- Task data

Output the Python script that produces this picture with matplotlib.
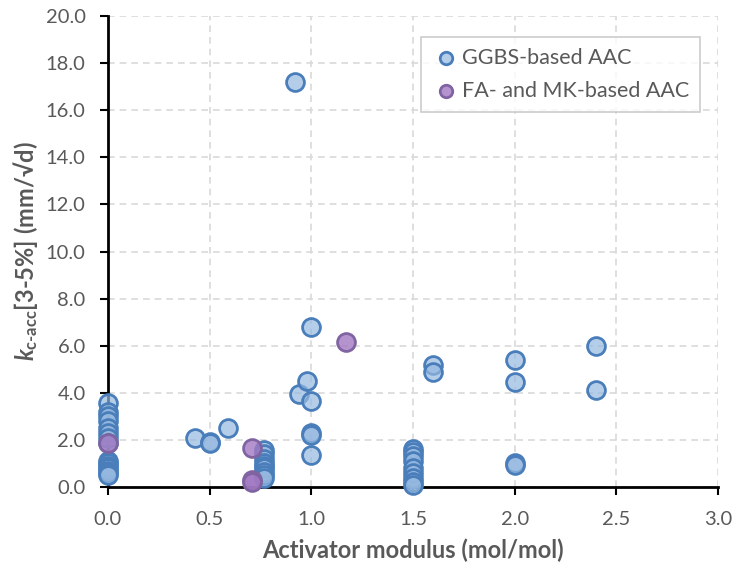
import numpy as np
import matplotlib.pyplot as plt

# GGBS-based AAC
ggbs_x = [0.0, 0.0, 0.0, 0.0, 0.0, 0.0, 0.0, 0.0, 0.0, 0.0, 0.0, 0.0, 0.0, 0.0, 0.0,
          0.43, 0.5, 0.5, 0.59,
          0.77, 0.77, 0.77, 0.77, 0.77, 0.77, 0.77, 0.77, 0.77,
          0.92, 0.94, 0.98, 1.0, 1.0, 1.0, 1.0, 1.0,
          1.5, 1.5, 1.5, 1.5, 1.5, 1.5, 1.5, 1.5, 1.5,
          1.6, 1.6, 2.0, 2.0, 2.0, 2.0, 2.4, 2.4]
ggbs_y = [3.55, 3.2, 3.0, 2.8, 2.5, 2.3, 2.1, 1.85, 1.1, 1.0, 0.9, 0.8, 0.7, 0.6, 0.5,
          2.1, 1.9, 1.85, 2.5,
          1.55, 1.4, 1.2, 1.0, 0.9, 0.8, 0.65, 0.5, 0.4,
          17.2, 3.95, 4.5, 6.8, 3.65, 2.3, 2.2, 1.35,
          1.6, 1.5, 1.3, 1.1, 0.8, 0.6, 0.4, 0.2, 0.1,
          5.2, 4.9, 5.4, 4.45, 1.0, 0.95, 6.0, 4.1]

# FA- and MK-based AAC
fa_x = [0.0, 0.71, 0.71, 0.71, 1.17]
fa_y = [1.85, 1.65, 0.3, 0.2, 6.15]

plt.rcParams['font.family'] = ['Lato', 'DejaVu Sans']
plt.rcParams['mathtext.fontset'] = 'custom'
plt.rcParams['mathtext.it'] = 'Lato:italic:bold'
plt.rcParams['mathtext.rm'] = 'Lato:bold'
plt.rcParams['mathtext.bf'] = 'Lato:bold'

fig = plt.figure(figsize=(7.39, 5.72), dpi=100)
ax = fig.add_axes([0.146, 0.1486, 0.8256, 0.8234])

ax.scatter(ggbs_x, ggbs_y, s=165, facecolor=(0.58, 0.72, 0.88, 0.7),
           edgecolor='#4a7ebb', linewidth=2, zorder=3, clip_on=False,
           label='GGBS-based AAC')
ax.scatter(fa_x, fa_y, s=165, facecolor=(0.63, 0.47, 0.76, 0.8),
           edgecolor='#8064a2', linewidth=2, zorder=4, clip_on=False,
           label='FA- and MK-based AAC')

ax.set_xlim(0, 3.0)
ax.set_ylim(0, 20.0)
ax.set_xticks(np.arange(0, 3.01, 0.5))
ax.set_yticks(np.arange(0, 20.01, 2.0))
ax.xaxis.set_major_formatter(plt.FormatStrFormatter('%.1f'))
ax.yaxis.set_major_formatter(plt.FormatStrFormatter('%.1f'))
ax.grid(True, color='#d9d9d9', ls=(0, (4, 3)), lw=1.2, zorder=0)
ax.set_axisbelow(True)
for s in ['top', 'right']:
    ax.spines[s].set_visible(False)
for s in ['left', 'bottom']:
    ax.spines[s].set_linewidth(2)
    ax.spines[s].set_color('black')
ax.tick_params(direction='out', length=6, width=1.5, colors='black',
               labelcolor='#595959', labelsize=14.5)
ax.tick_params(axis='x', pad=11)
ax.tick_params(axis='y', pad=10)

ax.set_xlabel('Activator modulus (mol/mol)', fontsize=17, fontweight='bold',
              color='#595959', labelpad=8)
ax.set_ylabel(r'$\mathit{k}_{\mathrm{c}\text{-}\mathrm{acc}}$[3-5%] (mm/' + '\u221ad)',
              fontsize=17, fontweight='bold', color='#595959', labelpad=4)

leg = ax.legend(loc='upper right', bbox_to_anchor=(0.988, 0.978), fontsize=15.5,
                frameon=True, fancybox=False, edgecolor='#bfbfbf',
                handletextpad=0.1, borderpad=0.5, labelspacing=0.6,
                markerscale=0.7, handlelength=1.3)
leg.get_frame().set_linewidth(1.2)
for t in leg.get_texts():
    t.set_color('#595959')

fig.savefig('out.png', dpi=100)
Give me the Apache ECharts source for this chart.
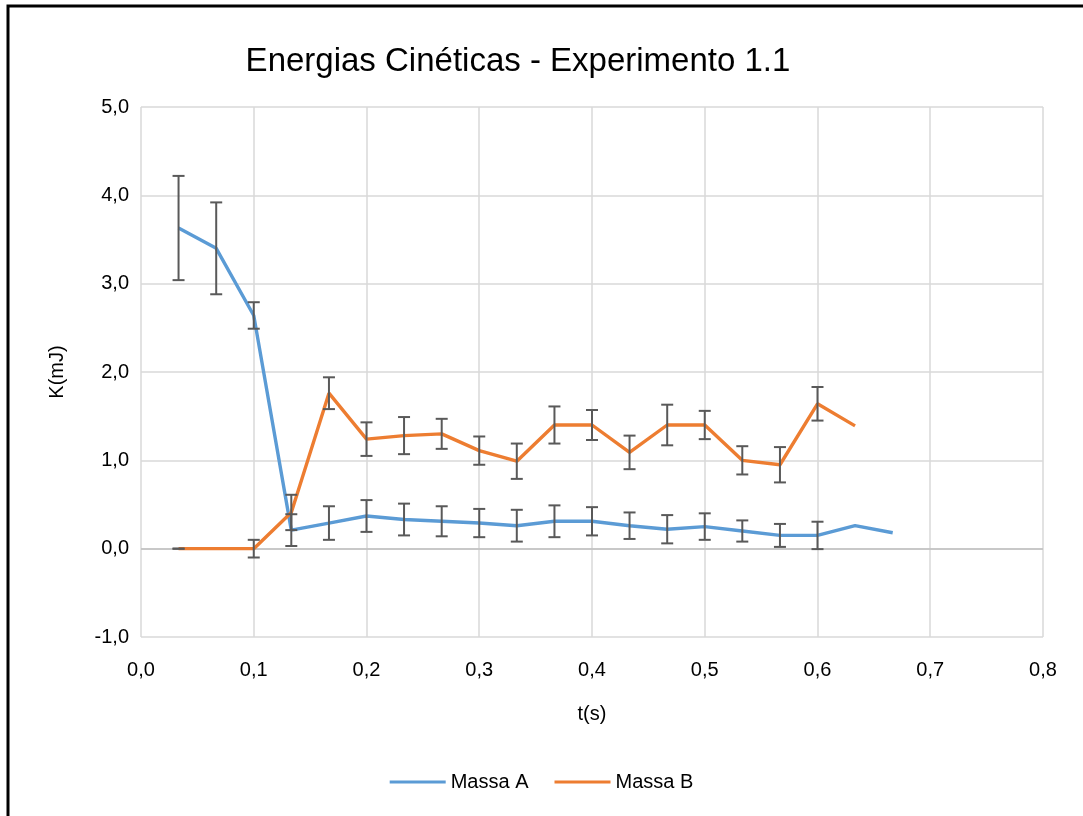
<!DOCTYPE html>
<html>
<head>
<meta charset="utf-8">
<script src="https://cdn.jsdelivr.net/npm/echarts@6/dist/echarts.min.js"></script>
<style>
html,body{margin:0;padding:0;background:#fff;}
#c{width:1083px;height:816px;}
</style>
</head>
<body>
<div id="c"></div>
<script>
// ---- data ----
var timesA = [0.0333,0.0667,0.1,0.1333,0.1667,0.2,0.2333,0.2667,0.3,0.3333,0.3667,0.4,0.4333,0.4667,0.5,0.5333,0.5667,0.6,0.6333,0.6667];
var massaA = [3.63,3.40,2.64,0.21,0.29,0.37,0.33,0.31,0.29,0.26,0.31,0.31,0.26,0.22,0.25,0.20,0.15,0.15,0.26,0.18];
var errA   = [0.59,0.52,0.15,0.18,0.19,0.18,0.18,0.17,0.16,0.18,0.18,0.16,0.15,0.16,0.15,0.12,0.13,0.155,null,null];

var timesB = [0.0333,0.0667,0.1,0.1333,0.1667,0.2,0.2333,0.2667,0.3,0.3333,0.3667,0.4,0.4333,0.4667,0.5,0.5333,0.5667,0.6,0.6333];
var massaB = [0,0,0,0.41,1.76,1.24,1.28,1.30,1.11,0.99,1.40,1.40,1.09,1.40,1.40,1.00,0.95,1.64,1.39];
var errB   = [0,null,0.10,0.20,0.18,0.19,0.21,0.17,0.16,0.20,0.21,0.17,0.19,0.23,0.16,0.16,0.20,0.19,null];

var xTicks = {min:0, max:0.8, interval:0.1};
var yTicks = {min:-1, max:5, interval:1};

var titleText = 'Energias Cinéticas - Experimento 1.1';
var seriesNames = ['Massa A','Massa B'];
var xName = 't(s)';
var yName = 'K(mJ)';

// ---- build ----
function pairs(t, v){ return t.map(function(x,i){ return [x, v[i]]; }); }
function errData(t, v, e){
  var out = [];
  t.forEach(function(x,i){ if (e[i] !== null && e[i] !== undefined) out.push([x, v[i], e[i]]); });
  return out;
}
function fmt(v){ return v.toFixed(1).replace('.', ','); }

function errRender(params, api){
  var x = api.value(0), y = api.value(1), e = api.value(2);
  var top = api.coord([x, y + e]);
  var bot = api.coord([x, y - e]);
  var hw = 6;
  var st = {stroke:'#595959', lineWidth:2};
  return {type:'group', children:[
    {type:'line', shape:{x1:top[0], y1:top[1], x2:bot[0], y2:bot[1]}, style:st},
    {type:'line', shape:{x1:top[0]-hw, y1:top[1], x2:top[0]+hw, y2:top[1]}, style:st},
    {type:'line', shape:{x1:bot[0]-hw, y1:bot[1], x2:bot[0]+hw, y2:bot[1]}, style:st}
  ]};
}

var FONT = '"Liberation Sans", "DejaVu Sans", sans-serif';

var chart = echarts.init(document.getElementById('c'), null, {renderer:'canvas'});
chart.setOption({
  animation:false,
  backgroundColor:'#fff',
  textStyle:{fontFamily:FONT},
  graphic:[{
    type:'rect', shape:{x:8, y:6, width:1200, height:1000},
    style:{fill:'none', stroke:'#000', lineWidth:3}, silent:true, z:100
  }],
  title:{
    text:titleText, left:513, top:40, textAlign:'center',
    textStyle:{fontFamily:FONT, fontSize:33, fontWeight:'normal', color:'#000'}
  },
  legend:{
    data:seriesNames, top:767, left:'center',
    itemWidth:56, itemHeight:3, itemGap:26, icon:'rect',
    textStyle:{fontFamily:FONT, fontSize:20, color:'#000'}
  },
  grid:{left:141, right:40, top:107, bottom:179, containLabel:false},
  xAxis:{
    type:'value', min:xTicks.min, max:xTicks.max, interval:xTicks.interval,
    name:xName, nameLocation:'middle', nameGap:67,
    nameTextStyle:{fontFamily:FONT, fontSize:20, color:'#000'},
    axisLine:{show:false, onZero:false}, axisTick:{show:false},
    axisLabel:{formatter:fmt, fontFamily:FONT, fontSize:20, color:'#000', margin:23},
    splitLine:{show:true, lineStyle:{color:'#d9d9d9', width:1.5}}
  },
  yAxis:{
    type:'value', min:yTicks.min, max:yTicks.max, interval:yTicks.interval,
    name:yName, nameLocation:'middle', nameGap:74, nameRotate:90,
    nameTextStyle:{fontFamily:FONT, fontSize:20, color:'#000'},
    axisLine:{show:false}, axisTick:{show:false},
    axisLabel:{formatter:fmt, fontFamily:FONT, fontSize:20, color:'#000', margin:12},
    splitLine:{show:true, lineStyle:{color:'#d9d9d9', width:1.5}}
  },
  series:[
    {
      name:seriesNames[0], type:'line', data:pairs(timesA, massaA),
      showSymbol:false, symbol:'none', color:'#5B9BD5',
      lineStyle:{width:3.4, color:'#5B9BD5'}, z:3,
      markLine:{silent:true, symbol:'none', label:{show:false},
        lineStyle:{color:'#bfbfbf', width:1.5, type:'solid'},
        data:[{yAxis:0}], z:1}
    },
    {
      name:seriesNames[1], type:'line', data:pairs(timesB, massaB),
      showSymbol:false, symbol:'none', color:'#ED7D31',
      lineStyle:{width:3.4, color:'#ED7D31'}, z:3
    },
    {type:'custom', renderItem:errRender, data:errData(timesA, massaA, errA), z:4, silent:true},
    {type:'custom', renderItem:errRender, data:errData(timesB, massaB, errB), z:4, silent:true}
  ]
});
</script>
</body>
</html>
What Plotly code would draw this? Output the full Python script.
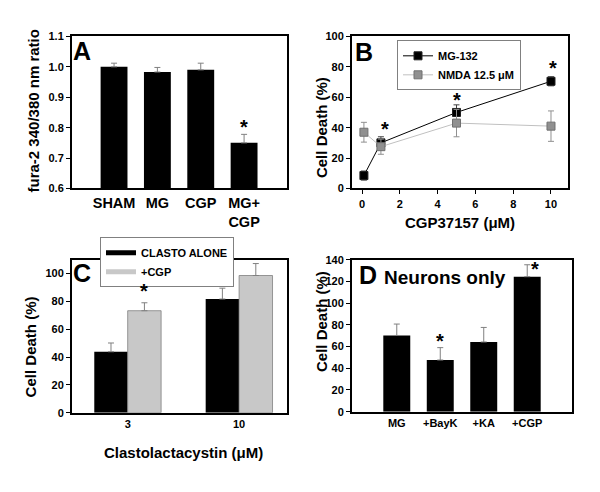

- Task objective
Take the lines from the first line of the entries through the line with "import matplotlib.pyplot as plt", inclusive, and give them again exactly, minus any pictures.

- Solved exercise
Output the Python script that produces this picture with matplotlib.
import numpy as np
import matplotlib.pyplot as plt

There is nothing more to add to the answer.